Vendredi Saint
Le Christ est mort ! La Croix se dresse maintenant sans le corps martyrisé qu’elle a vu souffrir et mourir. Grand silence sur la terre, le Christ est mort ! La haine, les quolibets et les insultes, les crachats et les gifles, les coups de fouets, la couronne de dérision, le chemin du Golgotha puis le crucifiement, ultime humiliation, ont eu raison de l’amour.
L’amour infini a accepté le chemin du martyr. Le maître a accepté de devenir serviteur jusque dans le supplice ultime réservé aux esclaves. Le Seigneur a souffert les blessures de la haine des hommes. Dieu est mort sur le bois de la croix.
Mais à cause de qui est-Il mort ? A cause de chacun de nous qui, dans une petit vie bien réglée, restons dans le péché et refusons de changer radicalement pour répondre à son amour.
Il est mort à cause de la haine de ceux qui le rejettent avec virulence laissant penser que l’homme peut se suffire à lui seul, laissant penser qu’il peut tout maîtriser par la science et la raison. Je lisais récemment dans un quotidien un article sur la prochaine loi sur la fin de vie (dit-on avec pudeur pour ne pas parler d’euthanasie) où l’un des débatteurs disait : « On en a assez de ce Dieu qui veut tout gouverner ! » … On en a assez de ce Dieu qui veut tout gouverner ! … en d’autres termes, on préfère exclure l’amour de nos vies, prétendant être capables de gérer nos propres existences jusqu’à la mort, sans autre règle que notre propre discernement… Aux premiers jours de notre humanité, le serpent dit, lui aussi : « Dieu sait que, le jour où vous en mangerez, (de ce fruit) vos yeux s’ouvriront, et vous serez comme des dieux, connaissant le bien et le mal. ». Retour aux premiers temps de l’humanité où l’homme refusa Dieu au nom de sa pseudo propre liberté… Enfoncement dans les ténèbres de la mort sans discerner que seul l’amour sauve.

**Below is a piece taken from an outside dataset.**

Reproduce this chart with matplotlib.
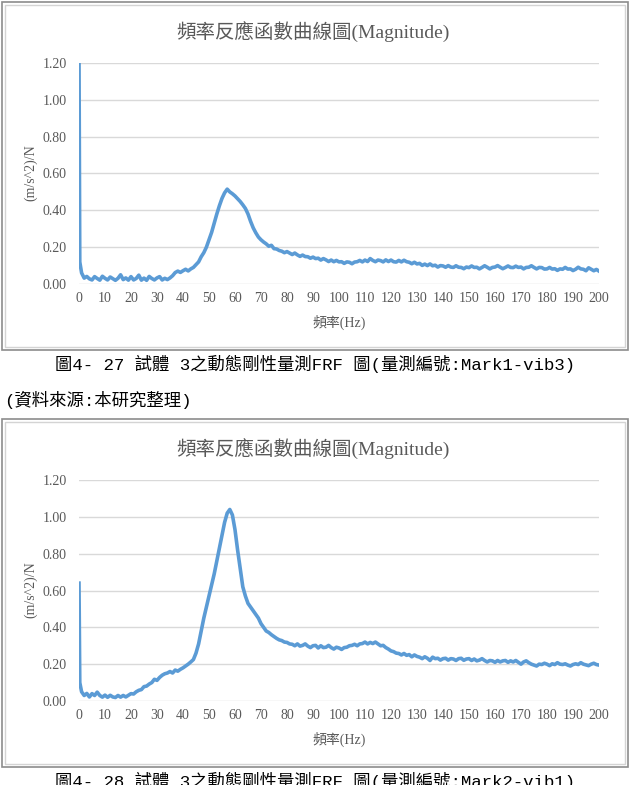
#Frequency response (magnitude) charts for two measurement points

import numpy as np
import matplotlib
matplotlib.use("Agg")
import matplotlib.pyplot as plt
from matplotlib.patches import Rectangle

W, H = 631, 785

# frequency axis (Hz): the first sample sits just off zero, then 1 Hz steps
freq = np.concatenate(([0.0, 0.3], np.arange(1, 201)))

# Mark1-vib3
mag1 = [1.25, 0.12,
        0.060, 0.032, 0.041, 0.028, 0.022, 0.040, 0.030, 0.021, 0.042, 0.031,
        0.022, 0.038, 0.029, 0.020, 0.031, 0.050, 0.024, 0.033, 0.021, 0.040,
        0.022, 0.030, 0.048, 0.021, 0.032, 0.020, 0.041, 0.030, 0.022, 0.033,
        0.040, 0.022, 0.031, 0.024, 0.033, 0.045, 0.062, 0.070, 0.063, 0.072,
        0.080, 0.071, 0.082, 0.090, 0.105, 0.120, 0.148, 0.170, 0.200, 0.240,
        0.280, 0.330, 0.380, 0.425, 0.465, 0.495, 0.515, 0.500, 0.490, 0.478,
        0.463, 0.448, 0.430, 0.410, 0.380, 0.340, 0.305, 0.278, 0.255, 0.240,
        0.228, 0.218, 0.205, 0.210, 0.192, 0.190, 0.182, 0.178, 0.170, 0.176,
        0.168, 0.160, 0.168, 0.158, 0.150, 0.157, 0.149, 0.148, 0.140, 0.146,
        0.138, 0.140, 0.130, 0.138, 0.131, 0.122, 0.130, 0.121, 0.128, 0.120,
        0.121, 0.112, 0.120, 0.118, 0.110, 0.119, 0.121, 0.128, 0.120, 0.130,
        0.122, 0.138, 0.128, 0.121, 0.130, 0.127, 0.120, 0.131, 0.122, 0.130,
        0.121, 0.119, 0.128, 0.120, 0.129, 0.121, 0.118, 0.110, 0.118, 0.109,
        0.112, 0.101, 0.108, 0.100, 0.109, 0.099, 0.102, 0.092, 0.100, 0.098,
        0.091, 0.100, 0.092, 0.090, 0.099, 0.091, 0.090, 0.083, 0.092, 0.089,
        0.098, 0.090, 0.091, 0.082, 0.090, 0.099, 0.091, 0.082, 0.090, 0.092,
        0.100, 0.091, 0.083, 0.090, 0.098, 0.090, 0.089, 0.097, 0.090, 0.092,
        0.082, 0.090, 0.091, 0.099, 0.090, 0.082, 0.090, 0.089, 0.081, 0.082,
        0.090, 0.081, 0.083, 0.074, 0.082, 0.080, 0.090, 0.081, 0.082, 0.073,
        0.080, 0.091, 0.082, 0.080, 0.072, 0.088, 0.080, 0.072, 0.079, 0.070]

# Mark2-vib1
mag2 = [0.64, 0.10,
        0.050, 0.030, 0.041, 0.022, 0.040, 0.030, 0.048, 0.030, 0.021, 0.032,
        0.020, 0.031, 0.022, 0.019, 0.030, 0.021, 0.030, 0.022, 0.031, 0.040,
        0.038, 0.050, 0.058, 0.062, 0.078, 0.081, 0.092, 0.100, 0.118, 0.112,
        0.128, 0.140, 0.148, 0.152, 0.160, 0.152, 0.168, 0.162, 0.172, 0.180,
        0.190, 0.200, 0.212, 0.225, 0.260, 0.310, 0.380, 0.450, 0.510, 0.570,
        0.630, 0.690, 0.760, 0.830, 0.900, 0.970, 1.020, 1.040, 1.010, 0.930,
        0.820, 0.720, 0.620, 0.570, 0.530, 0.510, 0.490, 0.470, 0.450, 0.420,
        0.400, 0.380, 0.372, 0.360, 0.350, 0.340, 0.332, 0.328, 0.320, 0.318,
        0.310, 0.308, 0.300, 0.310, 0.298, 0.302, 0.310, 0.298, 0.290, 0.300,
        0.302, 0.288, 0.300, 0.290, 0.292, 0.302, 0.290, 0.282, 0.292, 0.288,
        0.280, 0.290, 0.292, 0.300, 0.302, 0.308, 0.300, 0.310, 0.312, 0.320,
        0.310, 0.318, 0.312, 0.320, 0.310, 0.300, 0.302, 0.290, 0.282, 0.272,
        0.268, 0.260, 0.258, 0.250, 0.258, 0.248, 0.252, 0.240, 0.250, 0.242,
        0.238, 0.230, 0.240, 0.232, 0.220, 0.238, 0.230, 0.232, 0.222, 0.230,
        0.232, 0.222, 0.230, 0.228, 0.220, 0.230, 0.232, 0.221, 0.228, 0.230,
        0.220, 0.228, 0.218, 0.222, 0.230, 0.220, 0.212, 0.220, 0.218, 0.210,
        0.220, 0.212, 0.218, 0.220, 0.210, 0.218, 0.212, 0.220, 0.210, 0.200,
        0.212, 0.218, 0.208, 0.200, 0.195, 0.190, 0.200, 0.198, 0.205, 0.200,
        0.192, 0.202, 0.198, 0.208, 0.200, 0.198, 0.202, 0.195, 0.190, 0.198,
        0.202, 0.198, 0.208, 0.200, 0.196, 0.192, 0.200, 0.205, 0.198, 0.195]

yticks = [0.0, 0.2, 0.4, 0.6, 0.8, 1.0, 1.2]
xticks = list(range(0, 201, 10))

chart_title = "頻率反應函數曲線圖(Magnitude)"
x_label = "頻率(Hz)"
y_label = "(m/s^2)/N"
caption1 = "圖4- 27 試體 3之動態剛性量測FRF 圖(量測編號:Mark1-vib3)"
source = "(資料來源:本研究整理)"
caption2 = "圖4- 28 試體 3之動態剛性量測FRF 圖(量測編號:Mark2-vib1)"

serif = ['Liberation Serif', 'Noto Sans CJK TC']
mono = ['Liberation Mono', 'Noto Sans CJK TC']
grey = '#595959'


def fx(px):
    return px / W


def fy(py):
    return 1 - py / H


def panel(fig, top_px, mag):
    # frame round the chart
    fig.patches.append(Rectangle((fx(2), fy(top_px + 348)), fx(626), 348 / H,
                                 transform=fig.transFigure, fill=False,
                                 edgecolor='#8c8c8c', linewidth=1.2))
    fig.patches.append(Rectangle((fx(5), fy(top_px + 345)), fx(620), 342 / H,
                                 transform=fig.transFigure, fill=False,
                                 edgecolor='#d4d4d4', linewidth=1.0))

    ax = fig.add_axes([fx(79), fy(top_px + 282), fx(520), 221 / H])
    ax.plot(freq, mag, color='#5B9BD5', linewidth=2.6, solid_joinstyle='round')
    ax.set_xlim(0, 200)
    ax.set_ylim(0, 1.2)
    ax.set_yticks(yticks)
    ax.set_yticklabels(["%.2f" % v for v in yticks])
    ax.set_xticks(xticks)
    ax.set_xticklabels([str(v) for v in xticks])
    for s in ax.spines.values():
        s.set_visible(False)
    ax.grid(True, axis='y', color='#d9d9d9', linewidth=1.0)
    ax.set_axisbelow(True)
    ax.tick_params(length=0, labelcolor=grey, labelsize=10)
    ax.tick_params(axis='y', pad=9)
    ax.tick_params(axis='x', pad=6)
    for lab in ax.get_xticklabels() + ax.get_yticklabels():
        lab.set_fontfamily(serif)

    fig.text(fx(313), fy(top_px + 30), chart_title, ha='center', va='center',
             fontsize=14, color=grey, family=serif)
    fig.text(fx(339), fy(top_px + 320), x_label, ha='center', va='center',
             fontsize=10, color=grey, family=serif)
    fig.text(fx(31), fy(top_px + 171), y_label, ha='center', va='center',
             rotation=90, fontsize=10, color=grey, family=serif)


fig = plt.figure(figsize=(W / 100, H / 100), dpi=100)

panel(fig, 2, mag1)
fig.text(fx(315), fy(364), caption1, ha='center', va='center', fontsize=12.5, family=mono)
fig.text(fx(4), fy(400), source, ha='left', va='center', fontsize=12.5, family=mono)

panel(fig, 419, mag2)
fig.text(fx(315), fy(781), caption2, ha='center', va='center', fontsize=12.5, family=mono)

fig.savefig("out.png", dpi=100)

Mais l’Amour ne recule jamais, même devant la haine. Christ est mort pour répondre à l’insulte par le pardon, à la haine par l’amour, au reniement par le baiser de l’amour, aux coups de fouets par la douceur, à la couronne d’épines par la couronne de gloire, à la mort par la vie. Seul l’Amour peut vaincre la mort !
Et c'est par sa Croix que nous sommes sauvés. L'instrument de supplice est devenu source de vie, de pardon, de miséricorde, signe de réconciliation et de paix. Au mal il apporte la guérison, c’est pourquoi frères et sœurs, comme le disait Saint Augustin, « Pour être guéris du péché, regardons le Christ crucifié ! »
Oui, en levant les yeux vers le Crucifié, nous adorons Celui qui est venu enlever le péché du monde et nous donner la vie éternelle. Et l'Église nous invite à vénérer avec fierté cette Croix pour que le monde puisse voir jusqu'où est allé l'amour du Crucifié pour les hommes, pour tous les hommes. Elle nous invite à rendre grâce à Dieu parce que d'un arbre qui apportait la mort, va surgir à nouveau la vie. C'est sur ce bois que Jésus nous révèle sa souveraine majesté, nous révèle qu'Il est exalté dans la gloire. Oui, « Venez, adorons-le ! ». Au milieu de nous se trouve Celui qui nous a aimés jusqu'à donner sa vie pour nous, Celui qui invite tout être humain à s’approcher de lui avec confiance.
L'Église a reçu la mission de montrer à tous ce visage aimant de Dieu manifesté en Jésus-Christ. Saurons-nous comprendre que dans le Crucifié du Golgotha c'est notre dignité d'enfants de Dieu, ternie par le péché, qui nous est rendue ?
Tournons nos regards vers le Christ. C'est Lui qui nous rendra libres pour aimer comme il nous aime et pour construire un monde réconcilié. Car, sur cette Croix, Jésus a pris sur lui le poids de toutes les souffrances et des injustices de notre humanité. Il a porté les humiliations et les discriminations, les tortures subies en de nombreuses régions du monde par tant de nos frères et de nos sœurs par amour du Christ.
Frères et sœurs, si notre cœur est blessé par les souffrances, la maladie, la dérision, la pauvreté, la solitude, montons au Golgotha ; si notre cœur pleure car il reconnait ses limites, ses égoïsmes, ses duretés, montons au Golgotha. Car là se trouvent le seul amour qui guérit et console, l’amour qui pardonne et relève ; là se trouve l’amour que rien ne surpasse, l’amour qui aime chacun de nous jusqu’à la mort la plus infamante pour nous dire combien chacun de nous a de l’importance à ses yeux.